Malbuisson (/fr/) is a commune in the Doubs department in the Bourgogne-Franche-Comté region in eastern France.

==Overview==
On a terrace above Lake Saint-Point, between water and forest, the village of Malbuisson stretches for two kilometers between Vézenay, a formerly separate village, and the forest of "La Fuvelle". At the beginning of the 20th century, Malbuisson saw a significant expansion with the development of tourism, made possible by the construction of a railway line named the "Tacot" between Pontarlier and Foncine. Then classified "station climatérique" (alt. 900 m), Malbuisson became a pleasant destination for the rich people of Pontarlier and Besançon, but also for Parisians.

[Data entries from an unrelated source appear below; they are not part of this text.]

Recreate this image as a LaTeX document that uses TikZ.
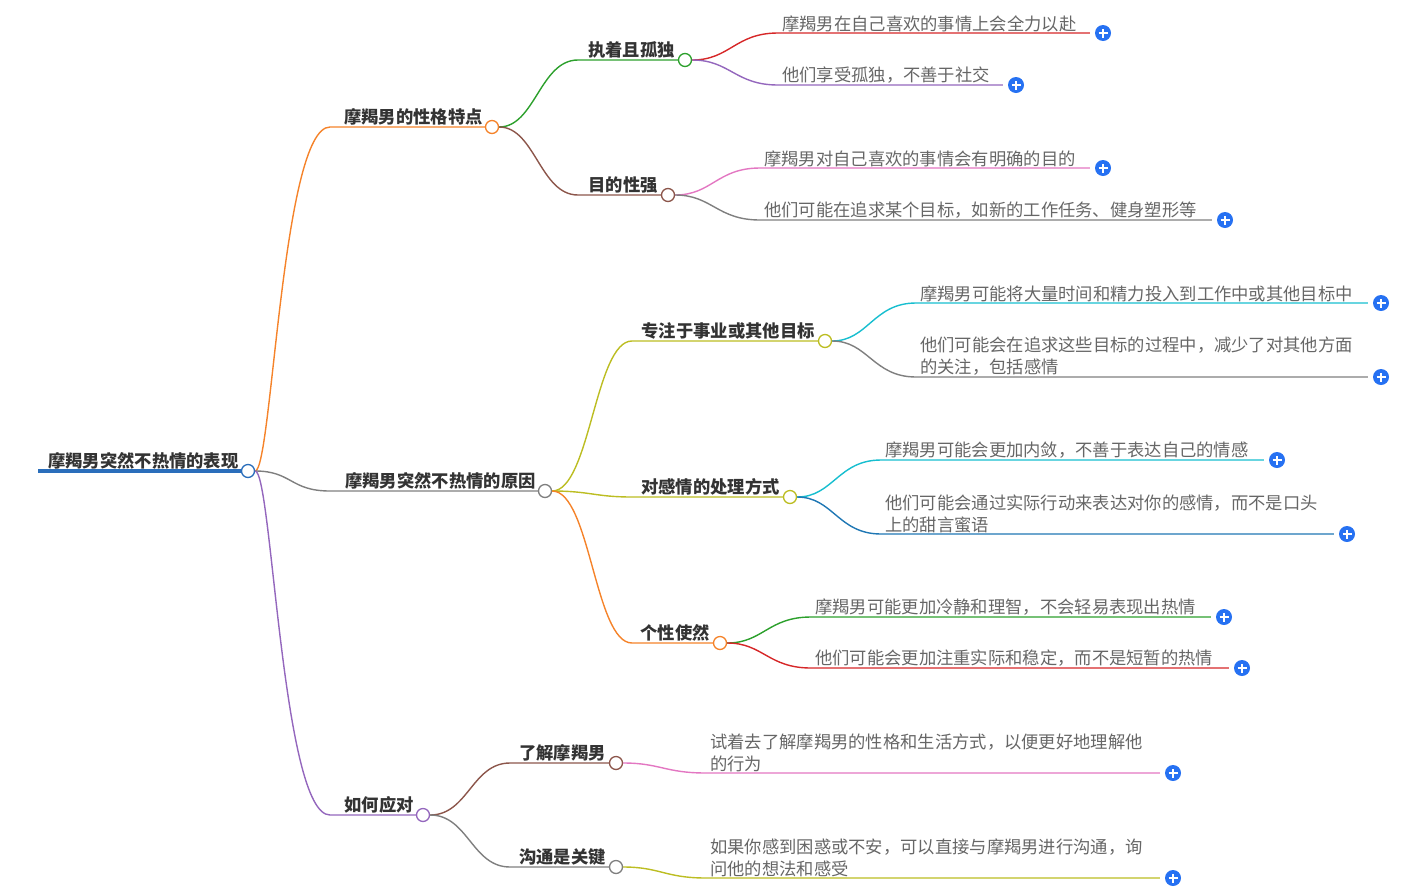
\documentclass[tikz,border=0pt]{standalone}
\usepackage{fontspec}
\setmainfont{Noto Sans CJK SC}
\usepackage{xcolor}
\usepackage{tikz}
\usetikzlibrary{positioning}
\definecolor{rootblue}{HTML}{2A6EBB}
\definecolor{mapblue}{HTML}{1F77B4}
\definecolor{maporange}{HTML}{F5832A}
\definecolor{mapgreen}{HTML}{2CA02C}
\definecolor{mapred}{HTML}{D62728}
\definecolor{mappurple}{HTML}{9467BD}
\definecolor{mapbrown}{HTML}{8C564B}
\definecolor{mappink}{HTML}{E377C2}
\definecolor{mapgray}{HTML}{7F7F7F}
\definecolor{mapolive}{HTML}{BCBD22}
\definecolor{mapcyan}{HTML}{17BECF}
\definecolor{plusblue}{HTML}{2671F2}
\definecolor{headgray}{HTML}{333333}
\definecolor{leafgray}{HTML}{666666}

\begin{document}
\begin{tikzpicture}[x=1pt, y=-1pt,
    branch/.style={line width=1.4pt},
    dot/.style={circle, draw, fill=white, line width=1.3pt, minimum size=13pt, inner sep=0pt},
    head/.style={font=\fontsize{17.3}{22}\selectfont\bfseries, text=headgray, inner sep=0pt},
    leaftext/.style={font=\fontsize{17.3}{22}\selectfont, text=leafgray, inner sep=0pt, align=left},
    expander/.style={circle, fill=plusblue, minimum size=16pt, inner sep=0pt,
      path picture={\draw[white, line width=1.6pt]
        (path picture bounding box.center) ++(-4.5pt,0pt) -- ++(9pt,0pt)
        (path picture bounding box.center) ++(0pt,-4.5pt) -- ++(0pt,9pt);}},
    plusline/.style={branch, shorten >=5pt}]
  \useasboundingbox (0,0) rectangle (1414,895);

  % root
  \coordinate (rootstart) at (38,471);
  \node[dot, draw=rootblue] (root) at (248,471) {};
  \draw[rootblue, line width=4pt] (rootstart) -- (root);
  \node[head, above right=1.5pt and 10pt of rootstart] (roottext) {摩羯男突然不热情的表现};

  % first level
  \node[dot, draw=maporange] (trait) at (492,127) {};
  \coordinate (traitstart) at (330,127);
  \draw[branch, maporange] (root) .. controls (272,471) and (282,127) .. (traitstart) -- (trait);
  \node[head, above left=1.5pt and 2pt of trait.west] (traittext) {摩羯男的性格特点};

  \node[dot, draw=mapgray] (cause) at (545,491) {};
  \coordinate (causestart) at (330,491);
  \draw[branch, mapgray] (root) .. controls (292,471) and (290,491) .. (causestart) -- (cause);
  \node[head, above left=1.5pt and 2pt of cause.west] (causetext) {摩羯男突然不热情的原因};

  \node[dot, draw=mappurple] (cope) at (423,815) {};
  \coordinate (copestart) at (330,815);
  \draw[branch, mappurple] (root) .. controls (272,471) and (282,815) .. (copestart) -- (cope);
  \node[head, above left=1.5pt and 2pt of cope.west] (copetext) {如何应对};

  % second level
  \node[dot, draw=mapgreen] (stubborn) at (685,60) {};
  \coordinate (stubbornstart) at (578,60);
  \draw[branch, mapgreen] (trait) .. controls (535,127) and (540,60) .. (stubbornstart) -- (stubborn);
  \node[head, above left=1.5pt and 3pt of stubborn.west] (stubborntext) {执着且孤独};

  \node[dot, draw=mapbrown] (purpose) at (668,195) {};
  \coordinate (purposestart) at (578,195);
  \draw[branch, mapbrown] (trait) .. controls (535,127) and (540,195) .. (purposestart) -- (purpose);
  \node[head, above left=1.5pt and 3pt of purpose.west] (purposetext) {目的性强};

  \node[dot, draw=mapolive] (career) at (825,341) {};
  \coordinate (careerstart) at (632,341);
  \draw[branch, mapolive] (cause) .. controls (590,491) and (595,341) .. (careerstart) -- (career);
  \node[head, above left=1.5pt and 3pt of career.west] (careertext) {专注于事业或其他目标};

  \node[dot, draw=mapolive] (emotion) at (790,497) {};
  \coordinate (emotionstart) at (632,497);
  \draw[branch, mapolive] (cause) .. controls (590,491) and (595,497) .. (emotionstart) -- (emotion);
  \node[head, above left=1.5pt and 3pt of emotion.west] (emotiontext) {对感情的处理方式};

  \node[dot, draw=maporange] (nature) at (720,643) {};
  \coordinate (naturestart) at (632,643);
  \draw[branch, maporange] (cause) .. controls (590,491) and (595,643) .. (naturestart) -- (nature);
  \node[head, above left=1.5pt and 3pt of nature.west] (naturetext) {个性使然};

  \node[dot, draw=mapbrown] (know) at (616,763) {};
  \coordinate (knowstart) at (510,763);
  \draw[branch, mapbrown] (cope) .. controls (468,815) and (472,763) .. (knowstart) -- (know);
  \node[head, above left=1.5pt and 3pt of know.west] (knowtext) {了解摩羯男};

  \node[dot, draw=mapgray] (talk) at (616,867) {};
  \coordinate (talkstart) at (510,867);
  \draw[branch, mapgray] (cope) .. controls (468,815) and (472,867) .. (talkstart) -- (talk);
  \node[head, above left=1.5pt and 3pt of talk.west] (talktext) {沟通是关键};

  % leaves
  \coordinate (sa) at (778,33);
  \node[expander] (saplus) at (1103,33) {};
  \draw[plusline, mapred] (stubborn) .. controls (730,60) and (735,33) .. (sa) -- (saplus);
  \node[leaftext, above right=1pt and 4pt of sa] (satext) {摩羯男在自己喜欢的事情上会全力以赴};

  \coordinate (sb) at (778,85);
  \node[expander] (sbplus) at (1016,85) {};
  \draw[plusline, mappurple] (stubborn) .. controls (730,60) and (735,85) .. (sb) -- (sbplus);
  \node[leaftext, above right=1pt and 4pt of sb] (sbtext) {他们享受孤独，不善于社交};

  \coordinate (pa) at (760,168);
  \node[expander] (paplus) at (1103,168) {};
  \draw[plusline, mappink] (purpose) .. controls (712,195) and (717,168) .. (pa) -- (paplus);
  \node[leaftext, above right=1pt and 4pt of pa] (patext) {摩羯男对自己喜欢的事情会有明确的目的};

  \coordinate (pb) at (760,220);
  \node[expander] (pbplus) at (1225,220) {};
  \draw[plusline, mapgray] (purpose) .. controls (712,195) and (717,220) .. (pb) -- (pbplus);
  \node[leaftext, above right=1pt and 4pt of pb] (pbtext) {他们可能在追求某个目标，如新的工作任务、健身塑形等};

  \coordinate (ca) at (916,303);
  \node[expander] (caplus) at (1381,303) {};
  \draw[plusline, mapcyan] (career) .. controls (868,341) and (873,303) .. (ca) -- (caplus);
  \node[leaftext, above right=1pt and 4pt of ca] (catext) {摩羯男可能将大量时间和精力投入到工作中或其他目标中};

  \coordinate (cb) at (916,377);
  \node[expander] (cbplus) at (1381,377) {};
  \draw[plusline, mapgray] (career) .. controls (868,341) and (873,377) .. (cb) -- (cbplus);
  \node[leaftext, above right=1pt and 4pt of cb] (cbtext) {他们可能会在追求这些目标的过程中，减少了对其他方面\\的关注，包括感情};

  \coordinate (ea) at (881,460);
  \node[expander] (eaplus) at (1277,460) {};
  \draw[plusline, mapcyan] (emotion) .. controls (833,497) and (838,460) .. (ea) -- (eaplus);
  \node[leaftext, above right=1pt and 4pt of ea] (eatext) {摩羯男可能会更加内敛，不善于表达自己的情感};

  \coordinate (eb) at (881,534);
  \node[expander] (ebplus) at (1347,534) {};
  \draw[plusline, mapblue] (emotion) .. controls (833,497) and (838,534) .. (eb) -- (ebplus);
  \node[leaftext, above right=1pt and 4pt of eb] (ebtext) {他们可能会通过实际行动来表达对你的感情，而不是口头\\上的甜言蜜语};

  \coordinate (na) at (811,617);
  \node[expander] (naplus) at (1224,617) {};
  \draw[plusline, mapgreen] (nature) .. controls (763,643) and (768,617) .. (na) -- (naplus);
  \node[leaftext, above right=1pt and 4pt of na] (natext) {摩羯男可能更加冷静和理智，不会轻易表现出热情};

  \coordinate (nb) at (811,668);
  \node[expander] (nbplus) at (1242,668) {};
  \draw[plusline, mapred] (nature) .. controls (763,643) and (768,668) .. (nb) -- (nbplus);
  \node[leaftext, above right=1pt and 4pt of nb] (nbtext) {他们可能会更加注重实际和稳定，而不是短暂的热情};

  \coordinate (ka) at (706,773);
  \node[expander] (kaplus) at (1173,773) {};
  \draw[plusline, mappink] (know) .. controls (660,763) and (665,773) .. (ka) -- (kaplus);
  \node[leaftext, above right=1pt and 4pt of ka] (katext) {试着去了解摩羯男的性格和生活方式，以便更好地理解他\\的行为};

  \coordinate (ta) at (706,878);
  \node[expander] (taplus) at (1173,878) {};
  \draw[plusline, mapolive] (talk) .. controls (660,867) and (665,878) .. (ta) -- (taplus);
  \node[leaftext, above right=1pt and 4pt of ta] (tatext) {如果你感到困惑或不安，可以直接与摩羯男进行沟通，询\\问他的想法和感受};
\end{tikzpicture}
\end{document}
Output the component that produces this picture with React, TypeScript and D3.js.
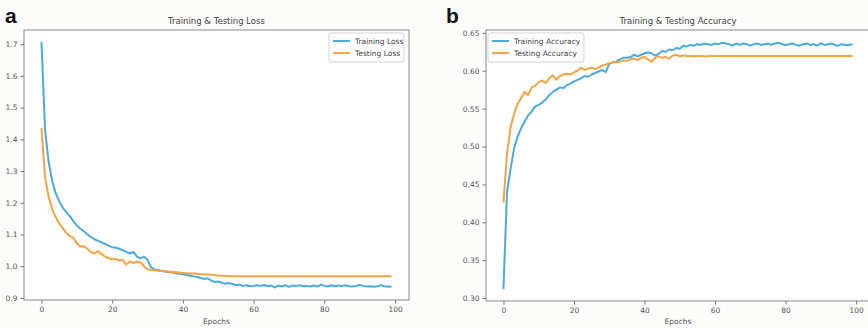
import { useEffect, useRef } from "react";
import * as d3 from "d3";

// Epochs 0..99
const epochs: number[] = Array.from({ length: 100 }, (_, i) => i);

const trainLoss: number[] = [
  1.707, 1.43, 1.33, 1.27, 1.23, 1.205, 1.185, 1.17, 1.158, 1.142,
  1.128, 1.118, 1.11, 1.1, 1.092, 1.085, 1.08, 1.075, 1.07, 1.065,
  1.06, 1.058, 1.055, 1.05, 1.045, 1.04, 1.045, 1.03, 1.025, 1.03,
  1.02, 0.996, 0.99, 0.988, 0.985, 0.983, 0.982, 0.98, 0.978, 0.976,
  0.975, 0.972, 0.97, 0.968, 0.966, 0.963, 0.96, 0.962, 0.955, 0.95,
  0.952, 0.948, 0.945, 0.947, 0.944, 0.94, 0.942, 0.938, 0.94, 0.937,
  0.938, 0.94, 0.938, 0.941, 0.937, 0.939, 0.933, 0.939, 0.936, 0.94,
  0.935, 0.939, 0.938, 0.94, 0.937, 0.938, 0.936, 0.939, 0.936, 0.942,
  0.938, 0.936, 0.94, 0.937, 0.939, 0.938, 0.94, 0.937, 0.936, 0.938,
  0.941, 0.938, 0.936, 0.937, 0.935, 0.937, 0.94, 0.937, 0.935, 0.936,
];

const testLoss: number[] = [
  1.436, 1.28, 1.22, 1.18, 1.155, 1.135, 1.12, 1.105, 1.095, 1.09,
  1.072, 1.062, 1.063, 1.055, 1.045, 1.04, 1.048, 1.038, 1.03, 1.025,
  1.022, 1.023, 1.018, 1.02, 1.005, 1.015, 1.01, 1.015, 1.012, 1.0,
  0.99, 0.988, 0.987, 0.986, 0.985, 0.984, 0.983, 0.982, 0.981, 0.98,
  0.979, 0.978, 0.977, 0.977, 0.976, 0.975, 0.975, 0.974, 0.973, 0.972,
  0.971, 0.97, 0.97, 0.969, 0.969, 0.968, 0.968, 0.968, 0.968, 0.968,
  0.968, 0.968, 0.968, 0.968, 0.968, 0.968, 0.968, 0.968, 0.968, 0.968,
  0.968, 0.968, 0.968, 0.968, 0.968, 0.968, 0.968, 0.968, 0.968, 0.968,
  0.968, 0.968, 0.968, 0.968, 0.968, 0.968, 0.968, 0.968, 0.968, 0.968,
  0.968, 0.968, 0.968, 0.968, 0.968, 0.968, 0.968, 0.968, 0.968, 0.968,
];

const trainAcc: number[] = [
  0.312, 0.44, 0.47, 0.497, 0.513, 0.524, 0.533, 0.541, 0.546, 0.553,
  0.555, 0.558, 0.562, 0.568, 0.572, 0.575, 0.578, 0.577, 0.581, 0.583,
  0.586, 0.588, 0.59, 0.593, 0.592, 0.595, 0.597, 0.599, 0.601, 0.598,
  0.609, 0.611, 0.612, 0.615, 0.617, 0.617, 0.618, 0.621, 0.619, 0.621,
  0.623, 0.624, 0.623, 0.62, 0.622, 0.626, 0.625, 0.628, 0.627, 0.63,
  0.629, 0.633, 0.632, 0.634, 0.633, 0.635, 0.634, 0.636, 0.635, 0.634,
  0.636, 0.635, 0.637, 0.636, 0.635, 0.633, 0.636, 0.634, 0.636, 0.635,
  0.633, 0.635, 0.636, 0.634, 0.635, 0.636, 0.634, 0.636, 0.637, 0.635,
  0.634, 0.635, 0.636, 0.634, 0.633, 0.635, 0.636, 0.634, 0.635, 0.633,
  0.636, 0.634, 0.635, 0.636, 0.634, 0.633, 0.635, 0.634, 0.634, 0.635,
];

const testAcc: number[] = [
  0.426, 0.49, 0.525, 0.543, 0.556, 0.564, 0.572, 0.568, 0.578, 0.58,
  0.585, 0.587, 0.584, 0.59, 0.594, 0.588, 0.593, 0.595, 0.596, 0.595,
  0.598, 0.6, 0.604, 0.601, 0.603, 0.604, 0.602, 0.604, 0.607, 0.608,
  0.61, 0.611, 0.611, 0.612, 0.613, 0.613, 0.615, 0.616, 0.614, 0.617,
  0.618, 0.615, 0.612, 0.617, 0.619, 0.617, 0.618, 0.616, 0.62, 0.621,
  0.619, 0.62, 0.6195, 0.6195, 0.619, 0.6195, 0.6195, 0.619, 0.619, 0.6195,
  0.6195, 0.6195, 0.6195, 0.6195, 0.6195, 0.6195, 0.6195, 0.6195, 0.6195, 0.6195,
  0.6195, 0.6195, 0.6195, 0.6195, 0.6195, 0.6195, 0.6195, 0.6195, 0.6195, 0.6195,
  0.6195, 0.6195, 0.6195, 0.6195, 0.6195, 0.6195, 0.6195, 0.6195, 0.6195, 0.6195,
  0.6195, 0.6195, 0.6195, 0.6195, 0.6195, 0.6195, 0.6195, 0.6195, 0.6195, 0.6195,
];

const xTicks: number[] = [0, 20, 40, 60, 80, 100];
const lossTicks: number[] = [0.9, 1.0, 1.1, 1.2, 1.3, 1.4, 1.5, 1.6, 1.7];
const accTicks: number[] = [0.3, 0.35, 0.4, 0.45, 0.5, 0.55, 0.6, 0.65];

const BLUE = "#4daadd";
const ORANGE = "#f3a445";
const FONT = "DejaVu Sans, sans-serif";

const App = () => {
  const ref = useRef<SVGSVGElement | null>(null);

  useEffect(() => {
    if (!ref.current) return;
    const svg = d3.select(ref.current);
    svg.selectAll("*").remove();

    svg.append("rect").attr("width", 868).attr("height", 328).attr("fill", "#fcfcfb");

    // dibuja un panel
    const panel = (opts: any) => {
      const { left, right, top, bottom, yDomain, yTicks, fmt, title, letter, letterX, series, legend } = opts;
      const x = d3.scaleLinear().domain([-4.95, 103.95]).range([left, right]);
      const y = d3.scaleLinear().domain(yDomain).range([bottom, top]);
      const g = svg.append("g");

      g.append("rect")
        .attr("x", left).attr("y", top)
        .attr("width", right - left).attr("height", bottom - top)
        .attr("fill", "#fefefe")
        .attr("stroke", "#8a8a8a").attr("stroke-width", 1);

      const xa = g.append("g")
        .attr("transform", `translate(0,${bottom})`)
        .call(d3.axisBottom(x).tickValues(xTicks).tickSize(3.5).tickPadding(3).tickFormat(d3.format("d")));
      const ya = g.append("g")
        .attr("transform", `translate(${left},0)`)
        .call(d3.axisLeft(y).tickValues(yTicks).tickSize(3.5).tickPadding(3).tickFormat(d3.format(fmt)));
      [xa, ya].forEach((a) => {
        a.select(".domain").remove();
        a.selectAll("line").attr("stroke", "#777");
        a.selectAll("text").style("font-family", FONT).style("font-size", "7.5px").attr("fill", "#555");
      });

      const line = d3.line<number>().x((_, i) => x(epochs[i])).y((d) => y(d));
      series.forEach((s: any) => {
        g.append("path")
          .datum(s.values)
          .attr("d", line)
          .attr("fill", "none")
          .attr("stroke", s.color)
          .attr("stroke-width", 2)
          .attr("stroke-linejoin", "round");
      });

      g.append("text")
        .attr("x", (left + right) / 2).attr("y", 24)
        .attr("text-anchor", "middle")
        .style("font-family", FONT).style("font-size", "8.5px").attr("fill", "#444")
        .text(title);

      g.append("text")
        .attr("x", (left + right) / 2).attr("y", 324)
        .attr("text-anchor", "middle")
        .style("font-family", FONT).style("font-size", "7.5px").attr("fill", "#555")
        .text("Epochs");

      g.append("text")
        .attr("x", letterX).attr("y", 23)
        .style("font-family", "Liberation Sans, Arial, sans-serif")
        .style("font-size", "21px").style("font-weight", "700").attr("fill", "#111")
        .text(letter);

      // leyenda
      const lg = g.append("g");
      lg.append("rect")
        .attr("x", legend.x).attr("y", 33)
        .attr("width", legend.w).attr("height", 29).attr("rx", 2)
        .attr("fill", "#fefefe").attr("stroke", "#d5d5d5");
      series.forEach((s: any, i: number) => {
        const yy = 41 + i * 12;
        lg.append("line")
          .attr("x1", legend.x + 4).attr("x2", legend.x + 21)
          .attr("y1", yy).attr("y2", yy)
          .attr("stroke", s.color).attr("stroke-width", 2);
        lg.append("text")
          .attr("x", legend.x + 26).attr("y", yy + 2.7)
          .style("font-family", FONT).style("font-size", "7.5px").attr("fill", "#444")
          .text(s.name);
      });
    };

    panel({
      left: 24, right: 409, top: 30, bottom: 300,
      yDomain: [0.8935, 1.7445], yTicks: lossTicks, fmt: ".1f",
      title: "Training & Testing Loss", letter: "a", letterX: 5,
      series: [
        { name: "Training Loss", values: trainLoss, color: BLUE },
        { name: "Testing Loss", values: testLoss, color: ORANGE },
      ],
      legend: { x: 329, w: 75 },
    });

    panel({
      left: 486, right: 870, top: 30, bottom: 301,
      yDomain: [0.2962, 0.6537], yTicks: accTicks, fmt: ".2f",
      title: "Training & Testing Accuracy", letter: "b", letterX: 446,
      series: [
        { name: "Training Accuracy", values: trainAcc, color: BLUE },
        { name: "Testing Accuracy", values: testAcc, color: ORANGE },
      ],
      legend: { x: 488, w: 96 },
    });
  }, []);

  return (
    <svg
      ref={ref}
      width={868}
      height={328}
      style={{ position: "absolute", left: 0, top: 0, display: "block" }}
    />
  );
};

export default App;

Since then, the economy of the village has developed mainly around tourism and continues by offering:
- Nordic skiing, Mountain bike trails, hiking or snow shoe excursions in the surrounding mountains
- boating, pedal boats, fishing and swimming in the lake
- hotel establishments and restaurants, and shops offering local products
- nature reserves

==Geography==
Malbuisson lies 15 km south of Pontarlier on the Lac de Saint-Point.

==Tourism==
Malbuisson is a village typical of the “Franche-Comté” region, located on the edge of the Saint-Point lake, at an altitude of 850m to 1000m, close to the landmark of the area: Le Mont D’or at 1463m.

Malbuisson on Saint-Point lake

==Economy==
In addition to tourism, Malbuisson has one of the last cheese factories to produce Comté cheese in the traditional fashion in big copper cauldrons.